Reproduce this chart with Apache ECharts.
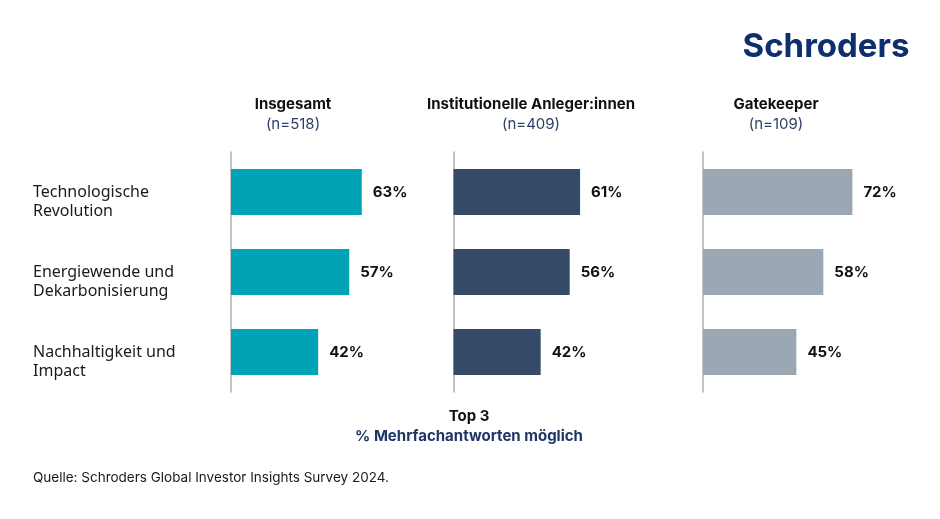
<!DOCTYPE html>
<html>
<head>
<meta charset="utf-8">
<script src="https://cdn.jsdelivr.net/npm/echarts@6/dist/echarts.min.js"></script>
<style>html,body{margin:0;padding:0;background:#fff;}#c{width:940px;height:519px;}</style>
</head>
<body>
<div id="c"></div>
<script>
const categories = ['Technologische\nRevolution', 'Energiewende und\nDekarbonisierung', 'Nachhaltigkeit und\nImpact'];
const groupTitles = ['Insgesamt', 'Institutionelle Anleger:innen', 'Gatekeeper'];
const groupN = ['(n=518)', '(n=409)', '(n=109)'];
const insgesamt = [63, 57, 42];
const institutionell = [61, 56, 42];
const gatekeeper = [72, 58, 45];
const seriesData = [insgesamt, institutionell, gatekeeper];
const colors = ['#00A3B5', '#354A67', '#9BA8B3'];

const gridLefts = [231, 453.5, 703];
const headerCenters = [293, 531, 776];
const BOLD = 'Inter, "Noto Sans", sans-serif';

const chart = echarts.init(document.getElementById('c'), null, {renderer: 'canvas'});

const grids = [], xAxes = [], yAxes = [], series = [], graphics = [];
for (let i = 0; i < 3; i++) {
  grids.push({left: gridLefts[i], top: 152, width: 207.5, height: 240, containLabel: false});
  xAxes.push({type: 'value', gridIndex: i, min: 0, max: 100, show: false});
  yAxes.push({
    type: 'category', gridIndex: i, data: categories, inverse: true,
    axisLine: {show: true, lineStyle: {color: '#b0b0b0', width: 1.5}},
    axisTick: {show: false},
    axisLabel: i === 0 ? {
      show: true, align: 'left', margin: 198,
      formatter: v => '\n' + v,
      fontFamily: '"Noto Sans", sans-serif', fontSize: 16, lineHeight: 19, color: '#1a1a1a'
    } : {show: false}
  });
  series.push({
    type: 'bar', xAxisIndex: i, yAxisIndex: i, data: seriesData[i], barWidth: 46,
    itemStyle: {color: colors[i]},
    label: {show: true, position: 'right', distance: 11, formatter: '{c}%',
      fontFamily: BOLD, fontWeight: 700, fontSize: 15, color: '#111'},
    silent: true
  });
  graphics.push({type: 'text', x: headerCenters[i], y: 104,
    style: {text: groupTitles[i], textAlign: 'center', textVerticalAlign: 'middle',
      font: '700 15px ' + BOLD, fill: '#111'}});
  graphics.push({type: 'text', x: headerCenters[i], y: 124,
    style: {text: groupN[i], textAlign: 'center', textVerticalAlign: 'middle',
      font: '400 15px ' + BOLD, fill: '#2C3F66'}});
}

graphics.push({type: 'text', x: 826, y: 47,
  style: {text: 'Schroders', textAlign: 'center', textVerticalAlign: 'middle',
    font: '700 33px ' + BOLD, fill: '#0E2F6E'}});
graphics.push({type: 'text', x: 469, y: 416,
  style: {text: 'Top 3', textAlign: 'center', textVerticalAlign: 'middle',
    font: '700 15px ' + BOLD, fill: '#111'}});
graphics.push({type: 'text', x: 469, y: 436,
  style: {text: '% Mehrfachantworten möglich', textAlign: 'center', textVerticalAlign: 'middle',
    font: '700 15px ' + BOLD, fill: '#1F3566'}});
graphics.push({type: 'text', x: 33, y: 478,
  style: {text: 'Quelle: Schroders Global Investor Insights Survey 2024.', textAlign: 'left', textVerticalAlign: 'middle',
    font: '400 13.5px ' + BOLD, fill: '#1a1a1a'}});

chart.setOption({
  animation: false,
  backgroundColor: '#fff',
  grid: grids, xAxis: xAxes, yAxis: yAxes, series: series, graphic: graphics
});
</script>
</body>
</html>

--- DIRECTIONS FOR THIS TASK ---
Would you set down the listing exactly, omitting pictures?

--- RESPONSE TO THIS TASK ---
Reproduce this chart with Apache ECharts.
<!DOCTYPE html>
<html>
<head>
<meta charset="utf-8">
<script src="https://cdn.jsdelivr.net/npm/echarts@6/dist/echarts.min.js"></script>
<style>html,body{margin:0;padding:0;background:#fff;}#c{width:940px;height:519px;}</style>
</head>
<body>
<div id="c"></div>
<script>
const categories = ['Technologische\nRevolution', 'Energiewende und\nDekarbonisierung', 'Nachhaltigkeit und\nImpact'];
const groupTitles = ['Insgesamt', 'Institutionelle Anleger:innen', 'Gatekeeper'];
const groupN = ['(n=518)', '(n=409)', '(n=109)'];
const insgesamt = [63, 57, 42];
const institutionell = [61, 56, 42];
const gatekeeper = [72, 58, 45];
const seriesData = [insgesamt, institutionell, gatekeeper];
const colors = ['#00A3B5', '#354A67', '#9BA8B3'];

const gridLefts = [231, 453.5, 703];
const headerCenters = [293, 531, 776];
const BOLD = 'Inter, "Noto Sans", sans-serif';

const chart = echarts.init(document.getElementById('c'), null, {renderer: 'canvas'});

const grids = [], xAxes = [], yAxes = [], series = [], graphics = [];
for (let i = 0; i < 3; i++) {
  grids.push({left: gridLefts[i], top: 152, width: 207.5, height: 240, containLabel: false});
  xAxes.push({type: 'value', gridIndex: i, min: 0, max: 100, show: false});
  yAxes.push({
    type: 'category', gridIndex: i, data: categories, inverse: true,
    axisLine: {show: true, lineStyle: {color: '#b0b0b0', width: 1.5}},
    axisTick: {show: false},
    axisLabel: i === 0 ? {
      show: true, align: 'left', margin: 198,
      formatter: v => '\n' + v,
      fontFamily: '"Noto Sans", sans-serif', fontSize: 16, lineHeight: 19, color: '#1a1a1a'
    } : {show: false}
  });
  series.push({
    type: 'bar', xAxisIndex: i, yAxisIndex: i, data: seriesData[i], barWidth: 46,
    itemStyle: {color: colors[i]},
    label: {show: true, position: 'right', distance: 11, formatter: '{c}%',
      fontFamily: BOLD, fontWeight: 700, fontSize: 15, color: '#111'},
    silent: true
  });
  graphics.push({type: 'text', x: headerCenters[i], y: 104,
    style: {text: groupTitles[i], textAlign: 'center', textVerticalAlign: 'middle',
      font: '700 15px ' + BOLD, fill: '#111'}});
  graphics.push({type: 'text', x: headerCenters[i], y: 124,
    style: {text: groupN[i], textAlign: 'center', textVerticalAlign: 'middle',
      font: '400 15px ' + BOLD, fill: '#2C3F66'}});
}

graphics.push({type: 'text', x: 826, y: 47,
  style: {text: 'Schroders', textAlign: 'center', textVerticalAlign: 'middle',
    font: '700 33px ' + BOLD, fill: '#0E2F6E'}});
graphics.push({type: 'text', x: 469, y: 416,
  style: {text: 'Top 3', textAlign: 'center', textVerticalAlign: 'middle',
    font: '700 15px ' + BOLD, fill: '#111'}});
graphics.push({type: 'text', x: 469, y: 436,
  style: {text: '% Mehrfachantworten möglich', textAlign: 'center', textVerticalAlign: 'middle',
    font: '700 15px ' + BOLD, fill: '#1F3566'}});
graphics.push({type: 'text', x: 33, y: 478,
  style: {text: 'Quelle: Schroders Global Investor Insights Survey 2024.', textAlign: 'left', textVerticalAlign: 'middle',
    font: '400 13.5px ' + BOLD, fill: '#1a1a1a'}});

chart.setOption({
  animation: false,
  backgroundColor: '#fff',
  grid: grids, xAxis: xAxes, yAxis: yAxes, series: series, graphic: graphics
});
</script>
</body>
</html>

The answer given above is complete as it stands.